OBJECTIVE: The listing below must be repeated word for word, with its images excluded.

SOURCE EXCERPT:
···

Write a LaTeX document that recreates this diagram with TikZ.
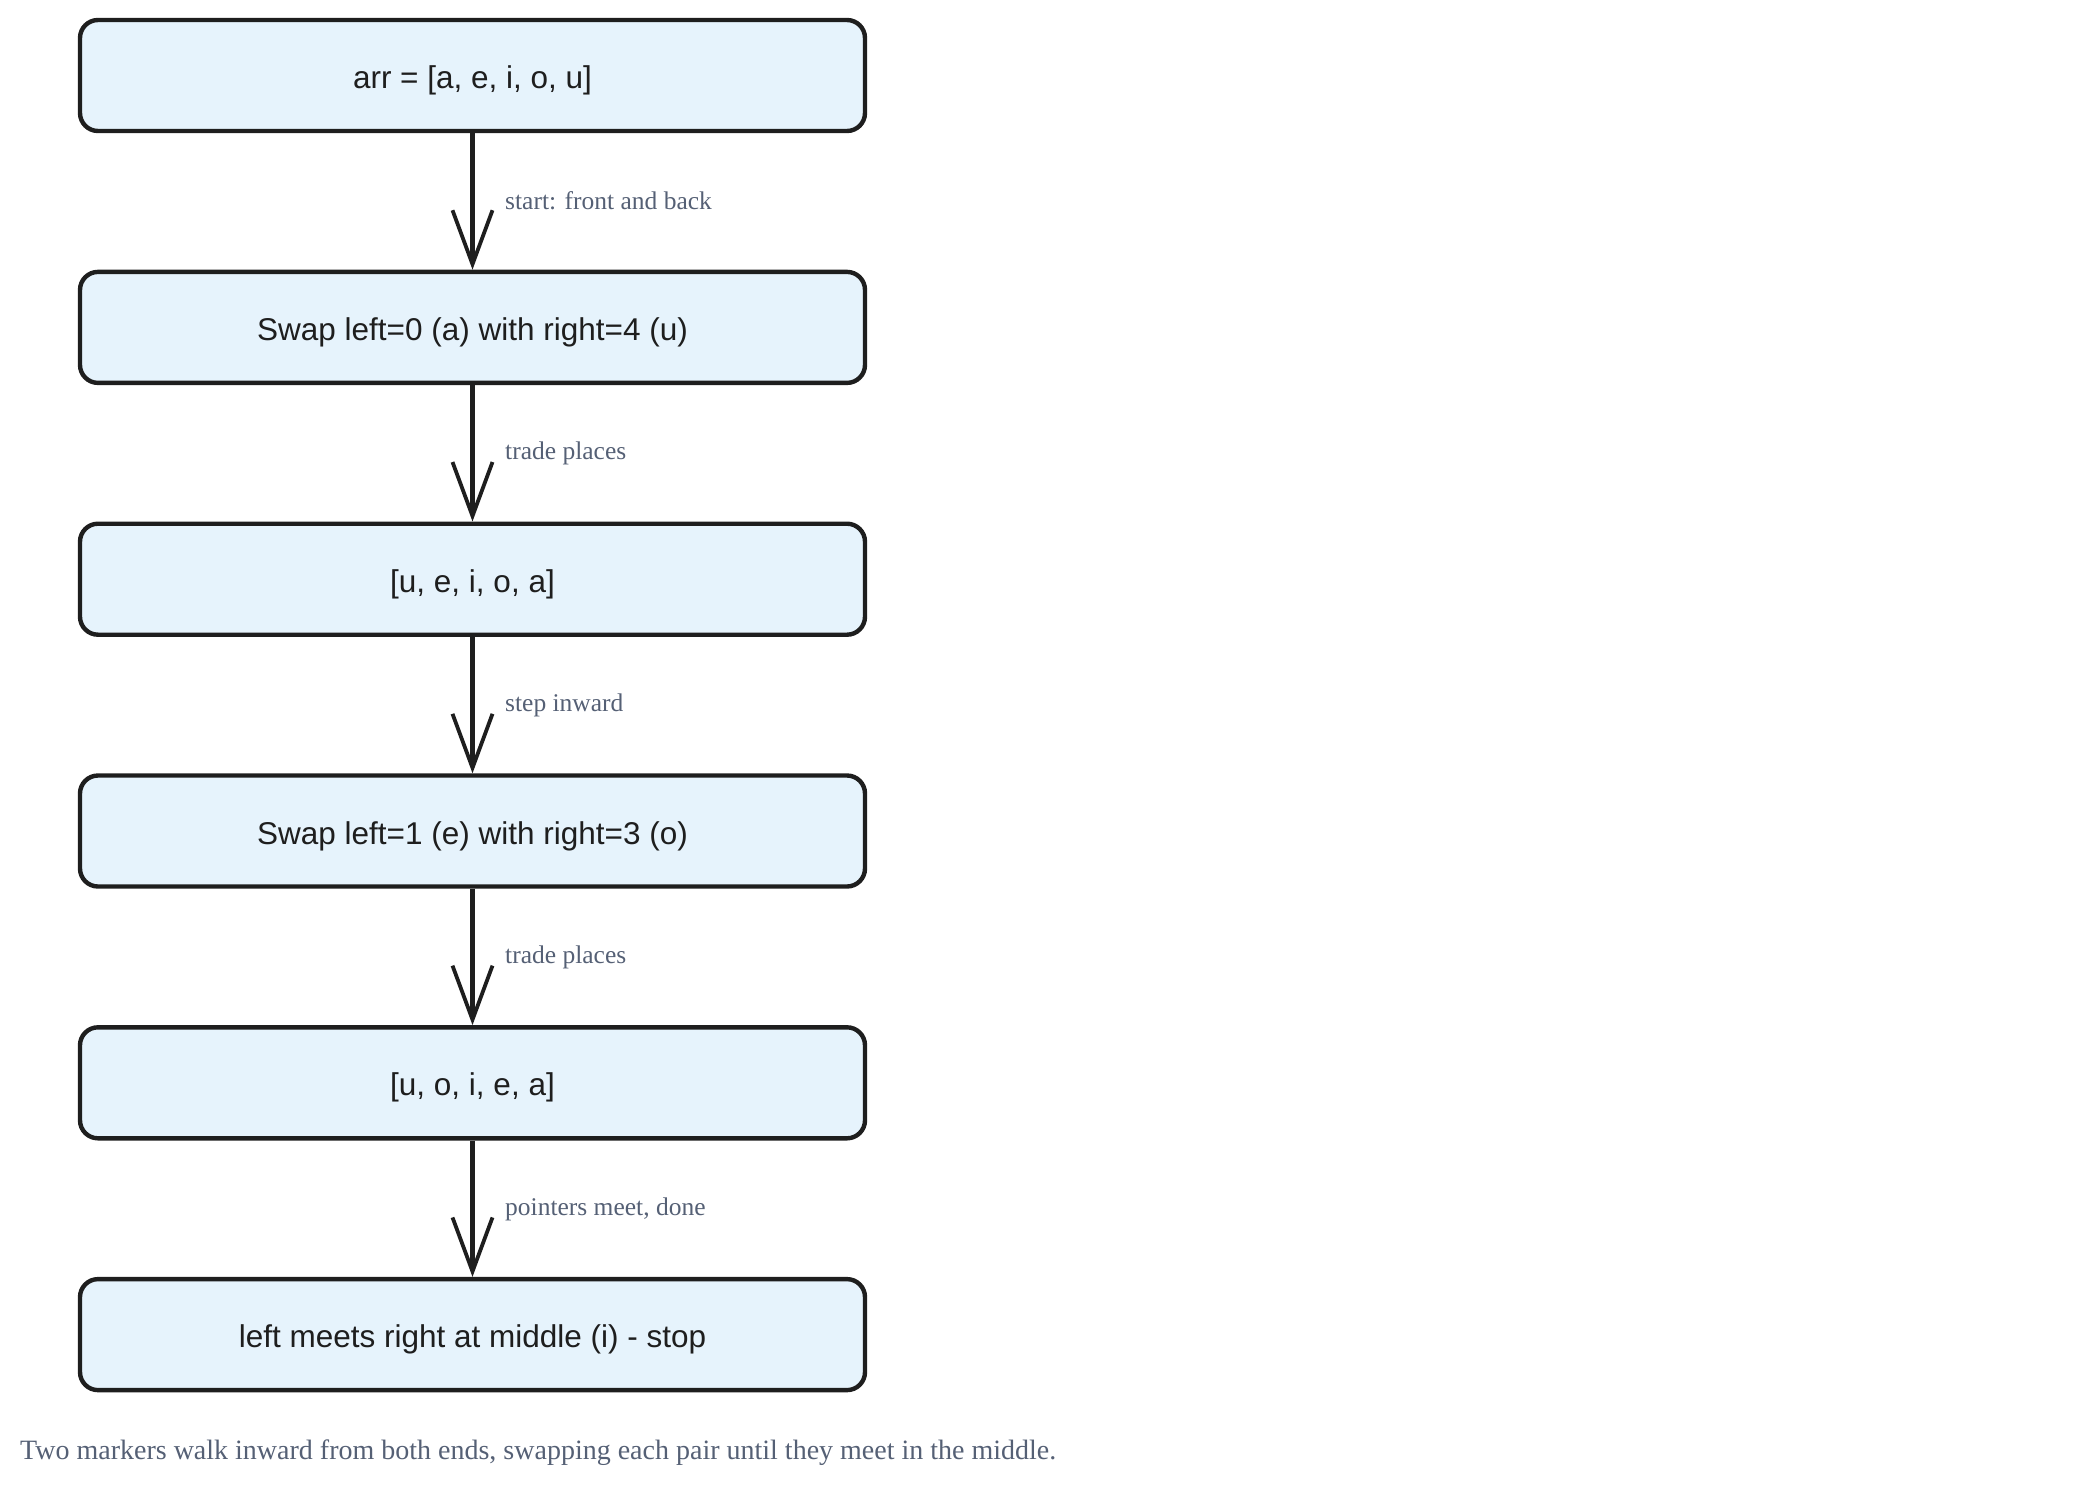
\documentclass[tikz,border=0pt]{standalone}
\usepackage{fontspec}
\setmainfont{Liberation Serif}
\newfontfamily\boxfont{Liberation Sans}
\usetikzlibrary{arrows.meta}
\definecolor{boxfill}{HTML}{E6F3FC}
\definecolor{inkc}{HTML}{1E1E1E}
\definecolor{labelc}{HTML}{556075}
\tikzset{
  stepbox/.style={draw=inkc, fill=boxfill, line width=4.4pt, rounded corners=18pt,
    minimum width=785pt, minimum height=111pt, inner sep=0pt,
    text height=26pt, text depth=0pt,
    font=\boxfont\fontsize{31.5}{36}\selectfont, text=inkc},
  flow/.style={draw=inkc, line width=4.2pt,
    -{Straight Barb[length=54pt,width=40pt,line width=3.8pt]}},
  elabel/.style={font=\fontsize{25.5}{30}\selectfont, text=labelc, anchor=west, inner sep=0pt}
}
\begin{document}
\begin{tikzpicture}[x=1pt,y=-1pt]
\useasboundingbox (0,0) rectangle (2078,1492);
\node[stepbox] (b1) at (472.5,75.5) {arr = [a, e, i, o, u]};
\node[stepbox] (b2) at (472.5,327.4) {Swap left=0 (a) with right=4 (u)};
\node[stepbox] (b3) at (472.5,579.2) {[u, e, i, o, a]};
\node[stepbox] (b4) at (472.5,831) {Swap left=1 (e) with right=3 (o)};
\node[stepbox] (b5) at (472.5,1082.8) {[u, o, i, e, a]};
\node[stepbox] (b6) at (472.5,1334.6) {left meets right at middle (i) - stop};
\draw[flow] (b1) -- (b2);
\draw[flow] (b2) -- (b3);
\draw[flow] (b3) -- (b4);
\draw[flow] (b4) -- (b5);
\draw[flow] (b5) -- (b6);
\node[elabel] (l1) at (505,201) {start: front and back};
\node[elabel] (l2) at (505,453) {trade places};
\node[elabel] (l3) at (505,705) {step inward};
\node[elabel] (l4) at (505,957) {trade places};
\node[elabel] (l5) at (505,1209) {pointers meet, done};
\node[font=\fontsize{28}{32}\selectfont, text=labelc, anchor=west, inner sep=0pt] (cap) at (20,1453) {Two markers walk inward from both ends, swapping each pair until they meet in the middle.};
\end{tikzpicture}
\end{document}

···

SOLVED PROBLEM:
Write a LaTeX document that recreates this diagram with TikZ.
\documentclass[tikz,border=0pt]{standalone}
\usepackage{fontspec}
\setmainfont{Liberation Serif}
\newfontfamily\boxfont{Liberation Sans}
\usetikzlibrary{arrows.meta}
\definecolor{boxfill}{HTML}{E6F3FC}
\definecolor{inkc}{HTML}{1E1E1E}
\definecolor{labelc}{HTML}{556075}
\tikzset{
  stepbox/.style={draw=inkc, fill=boxfill, line width=4.4pt, rounded corners=18pt,
    minimum width=785pt, minimum height=111pt, inner sep=0pt,
    text height=26pt, text depth=0pt,
    font=\boxfont\fontsize{31.5}{36}\selectfont, text=inkc},
  flow/.style={draw=inkc, line width=4.2pt,
    -{Straight Barb[length=54pt,width=40pt,line width=3.8pt]}},
  elabel/.style={font=\fontsize{25.5}{30}\selectfont, text=labelc, anchor=west, inner sep=0pt}
}
\begin{document}
\begin{tikzpicture}[x=1pt,y=-1pt]
\useasboundingbox (0,0) rectangle (2078,1492);
\node[stepbox] (b1) at (472.5,75.5) {arr = [a, e, i, o, u]};
\node[stepbox] (b2) at (472.5,327.4) {Swap left=0 (a) with right=4 (u)};
\node[stepbox] (b3) at (472.5,579.2) {[u, e, i, o, a]};
\node[stepbox] (b4) at (472.5,831) {Swap left=1 (e) with right=3 (o)};
\node[stepbox] (b5) at (472.5,1082.8) {[u, o, i, e, a]};
\node[stepbox] (b6) at (472.5,1334.6) {left meets right at middle (i) - stop};
\draw[flow] (b1) -- (b2);
\draw[flow] (b2) -- (b3);
\draw[flow] (b3) -- (b4);
\draw[flow] (b4) -- (b5);
\draw[flow] (b5) -- (b6);
\node[elabel] (l1) at (505,201) {start: front and back};
\node[elabel] (l2) at (505,453) {trade places};
\node[elabel] (l3) at (505,705) {step inward};
\node[elabel] (l4) at (505,957) {trade places};
\node[elabel] (l5) at (505,1209) {pointers meet, done};
\node[font=\fontsize{28}{32}\selectfont, text=labelc, anchor=west, inner sep=0pt] (cap) at (20,1453) {Two markers walk inward from both ends, swapping each pair until they meet in the middle.};
\end{tikzpicture}
\end{document}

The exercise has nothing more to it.